Before I hit “Delete” I thought about the word count that would go down, taking me further away from a book deal. But I selected the intruding stories nonetheless, and I deleted them. My book went from 40.000 words to 33.000; I felt free, and the obstacle that separated me from the page crumbled before my eyes as if it had never really been there. In fact, I now had the material for a new essay, this very one you are reading, a story that would add words that did belong, and that would make the book authentic. Perhaps six months later, but the real deal, a book I could be proud of, and that I would want people to have in their hands.
I mentioned a letter to Tracy Anderson; I am getting there.
During the last weeks of pregnancy I had watched InnSaei, a Netflix documentary about human connection by means of empathy and intuition. I had taken note of it and moved on, until it came back to haunt me, or rather to guide me and steer me toward a new way of living life.

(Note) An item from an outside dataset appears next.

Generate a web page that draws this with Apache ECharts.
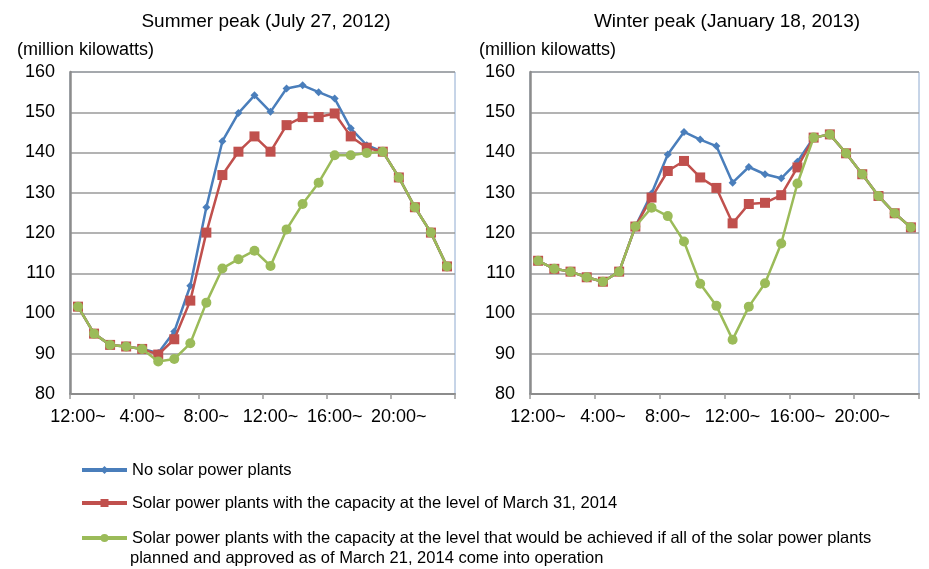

Everything became clear when Catherine was born. What better example of intuition and instinct than a child? She knows when she is hungry, tired, angry, in need of love, of comfort, of freedom, of movement, or of stillness. We are born with the highest sense of instinct and intuition, but as we move through life, we lose it.

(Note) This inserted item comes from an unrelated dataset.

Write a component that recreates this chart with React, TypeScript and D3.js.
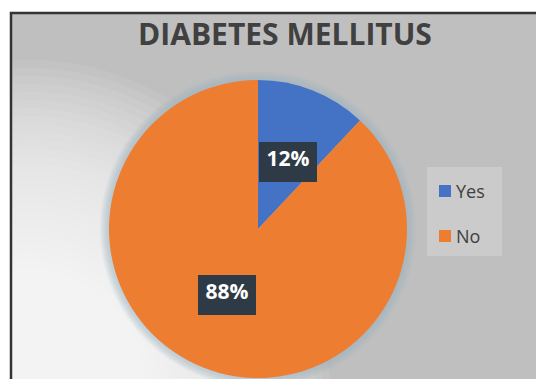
import React from "react";
import * as d3 from "d3";

const categories = ["Yes", "No"];
const values = [12, 88];
const colors = ["#4472C4", "#ED7D31"];
const title = "DIABETES MELLITUS";

export default function App() {
  const W = 536, H = 379;
  const cx = 258, cy = 229, r = 149;
  const pie = d3.pie<number>().sort(null).value((d) => d)(values);
  const arc = d3.arc<d3.PieArcDatum<number>>().innerRadius(0).outerRadius(r);
  const total = d3.sum(values);
  const labelPos = [
    { x: 288, y: 162 },
    { x: 227, y: 295 },
  ];
  const glowSteps = d3.range(40);
  const shadowSteps = d3.range(8);
  return (
    <div style={{ position: "fixed", left: 0, top: 0, width: W, height: H, background: "#fff" }}>
      <svg width={W} height={H} style={{ display: "block" }}>
        <defs>
          <clipPath id="plotClip">
            <rect x={11} y={13} width={W - 11} height={H - 13} />
          </clipPath>
        </defs>
        <rect x={11} y={13} width={W} height={H} fill="#bfbfbf" />
        <g clipPath="url(#plotClip)">
          {glowSteps.map((s) => (
            <ellipse key={s} cx={30} cy={400} rx={300 - s * 7} ry={340 - s * 8} fill="#ffffff" opacity={0.075} />
          ))}
        </g>
        <path d={`M11,${H} V13 H${W}`} fill="none" stroke="#333" strokeWidth={2.5} />
        <text x={285} y={45} textAnchor="middle" fontFamily="Open Sans" fontWeight={700} fontSize={30} fill="#404040">
          {title}
        </text>
        <g transform={`translate(${cx},${cy})`}>
          {shadowSteps.map((s) => (
            <circle key={s} r={r + 9 - s} fill="#9fb0c2" opacity={0.08} />
          ))}
          {pie.map((p, i) => (
            <path key={categories[i]} d={arc(p) || ""} fill={colors[i]} />
          ))}
        </g>
        {pie.map((p, i) => {
          const pos = labelPos[i];
          const t = `${Math.round((values[i] / total) * 100)}%`;
          return (
            <g key={"l" + i} transform={`translate(${pos.x},${pos.y})`}>
              <rect x={-29} y={-20} width={58} height={40} fill="#2e3b46" />
              <text x={0} y={4} textAnchor="middle" fontFamily="Open Sans" fontWeight={700} fontSize={21} fill="#fff">
                {t}
              </text>
            </g>
          );
        })}
        <rect x={427} y={167} width={75} height={89} fill="#cbcbcb" />
        {categories.map((c, i) => (
          <g key={c} transform={`translate(439,${191 + i * 45})`}>
            <rect x={0} y={-6} width={12} height={12} fill={colors[i]} />
            <text x={17} y={7} fontFamily="Open Sans" fontSize={18} fill="#404040">
              {c}
            </text>
          </g>
        ))}
      </svg>
    </div>
  );
}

I wanted to learn from her. I wanted what she had.
As I began to pay more attention to my needs, to my instincts, and to my conscience, I realized that the answers I had been looking for had been there all along. I just wasn’t listening; I was looking for them in the wrong places, and I was often asking the wrong questions.
Nine months have passed since Catherine’s birth, and in a way, a new me has been reborn — a new me that stopped fighting life. I began to follow the Catherine in me, and I soon came face to face with a new Alice.

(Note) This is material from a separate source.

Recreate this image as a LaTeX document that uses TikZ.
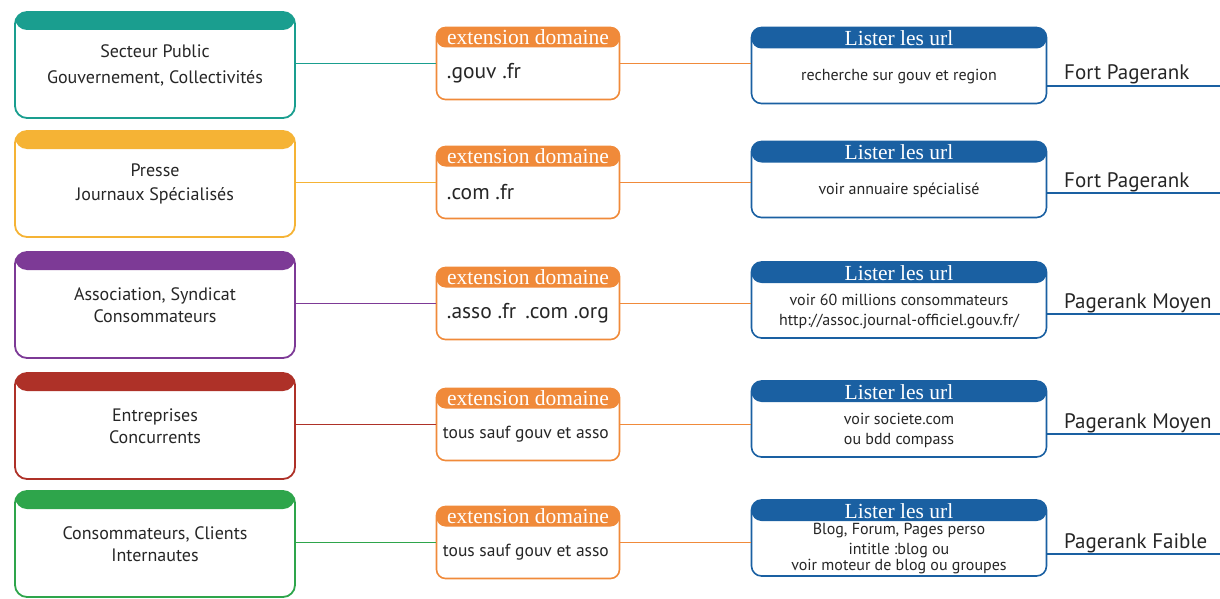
\documentclass[tikz,border=0pt]{standalone}
\usepackage{fontspec}
\setmainfont{PT Sans}
\newfontfamily\pkserif{Liberation Serif}
\usetikzlibrary{positioning,calc}
\definecolor{pkteal}  {HTML}{1A9E8F}
\definecolor{pkyellow}{HTML}{F5B335}
\definecolor{pkpurple}{HTML}{7D3A96}
\definecolor{pkred}   {HTML}{AE3128}
\definecolor{pkgreen} {HTML}{2EA54B}
\definecolor{pkorange}{HTML}{F08A3A}
\definecolor{pkblue}  {HTML}{1A60A2}
\definecolor{pktext}  {HTML}{262626}
\newcommand\pkbig{\hspace*{4pt}\fontsize{21.5}{24}\selectfont}
\tikzset{
  pkcat/.style={draw=#1, fill=white, line width=1.8pt, rounded corners=12pt,
                minimum width=280pt, minimum height=106pt, inner sep=0pt,
                align=center, text=pktext, font=\fontsize{18}{24}\selectfont,
                path picture={\fill[#1] (path picture bounding box.north west)
                  rectangle ([yshift=-18pt]path picture bounding box.north east);}},
  pkext/.style={draw=pkorange, fill=white, line width=1.6pt, rounded corners=9pt,
                minimum width=183pt, minimum height=72pt, inner sep=0pt,
                path picture={\fill[pkorange] (path picture bounding box.north west)
                  rectangle ([yshift=-20pt]path picture bounding box.north east);}},
  pkurl/.style={draw=pkblue, fill=white, line width=1.6pt, rounded corners=10pt,
                minimum width=295pt, minimum height=76pt, inner sep=0pt,
                path picture={\fill[pkblue] (path picture bounding box.north west)
                  rectangle ([yshift=-21pt]path picture bounding box.north east);}},
  pkhead/.style={text=white, font=\pkserif\fontsize{21.5}{22}\selectfont, inner sep=0pt},
  pkexttext/.style={text=pktext, font=\fontsize{17.5}{20}\selectfont, inner sep=0pt},
  pkurltext/.style={text=pktext, align=center, font=\fontsize{16}{20}\selectfont, inner sep=0pt},
  pkrank/.style={text=pktext, font=\fontsize{21}{24}\selectfont, inner sep=0pt},
  pklink/.style={line width=1.5pt},
}
\begin{document}
\begin{tikzpicture}[x=1pt,y=-1pt]
  \useasboundingbox (0,0) rectangle (1220,599);
  \foreach \i/\y/\yr/\yl/\c/\cat/\ext/\url/\rank in {
      1/65/65.5/86/pkteal/{Secteur Public\\[2pt]Gouvernement, Collectivités}/{\pkbig .gouv .fr}/{recherche sur gouv et region}/{Fort Pagerank},
      2/184/179.5/193/pkyellow/{Presse\\Journaux Spécialisés}/{\pkbig .com .fr}/{voir annuaire spécialisé}/{Fort Pagerank},
      3/305/300/314/pkpurple/{Association, Syndicat\\[-2pt]Consommateurs}/{\pkbig .asso .fr\hspace{9pt}.com .org}/{voir 60 millions consommateurs\\http://assoc.journal-officiel.gouv.fr/}/{Pagerank Moyen},
      4/426/419/434/pkred/{Entreprises\\[-2pt]Concurrents}/{tous sauf gouv et asso}/{voir societe.com\\ou bdd compass}/{Pagerank Moyen},
      5/544/538/554/pkgreen/{Consommateurs, Clients\\[-2pt]Internautes}/{tous sauf gouv et asso}/{Blog, Forum, Pages perso\\intitle :blog ou\\[-4pt] voir moteur de blog ou groupes}/{Pagerank Faible}}
  {
    \node[pkcat=\c] (cat\i) at (155,\y) {\cat};
    \node[pkext] (ext\i) at (528,\y-1.5) {};
    \node[pkhead, anchor=base] (exth\i) at ([yshift=-18pt]ext\i.north) {extension domaine};
    \node[pkexttext, anchor=west] (extt\i) at ([xshift=7pt,yshift=-10pt]ext\i.west) {\ext};
    \node[pkurl] (url\i) at (899,\yr) {};
    \node[pkhead, anchor=base] (urlh\i) at ([yshift=-19pt]url\i.north) {Lister les url};
    \node[pkurltext] (urlt\i) at ([yshift=-11pt]url\i.center) {\url};
    \coordinate (rk\i) at (1220,\yl);
    \node[pkrank, anchor=base west] (rank\i) at (1064,\yl-6) {\rank};
    \draw[pklink,\c] (cat\i.east |- ext\i.west) -- (ext\i.west);
    \draw[pklink,pkorange] (ext\i.east) -- (ext\i.east -| url\i.west);
    \draw[pklink,pkblue] (url\i.east |- rk\i) -- (rk\i);
  }
\end{tikzpicture}
\end{document}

And here we get to Tracy Anderson.
On May 5th, 2018, I sent an email to the Tracy Anderson web team, and I asked them to forward Tracy a thank you letter. Her work had inspired me, changed not only my body, but also, and more importantly, my relationship with it. I had written a heartfelt letter, but nobody responded. “I shouldn’t have added that thing,” I kept saying to myself in the months that followed. I knew I had written something that didn’t belong, something that didn’t make the letter better, more profound – something I had written for the wrong reason.
Summer came and passed, and I completely forgot about the email.
On August 29th, I contacted her studio to ask a question about my membership, and without thinking much about it, I asked them to forward the old letter to Tracy, from which I had since removed the paragraph that didn’t feel right. It was 9:24 am.
At 10:52 am I received the following:
Alice,
Thank you for your touching email.
I have confirmed that you have only an annual membership.
Secondly, we are happy to forward your email to Tracy.
Warmest regards,
TA Online Studio Team
The day before meeting Linda for lunch, I had been debating whether to keep the commitment or go see Fleetwood Mac, band I love, rehearse. I knew what the right thing to do was, I knew what I wanted to do, and yet it took me until the night before to confirm with her.
Without our lunch I wouldn’t be writing this. Without our lunch it would have possibly taken me weeks, or even months, to delete the essays from my book. For when I do the right thing, that thing I know is right, nothing can go wrong.
Can you imagine where would we be if we listened to the voice of instinct, to our conscience? Think about it, we don’t really have to imagine it.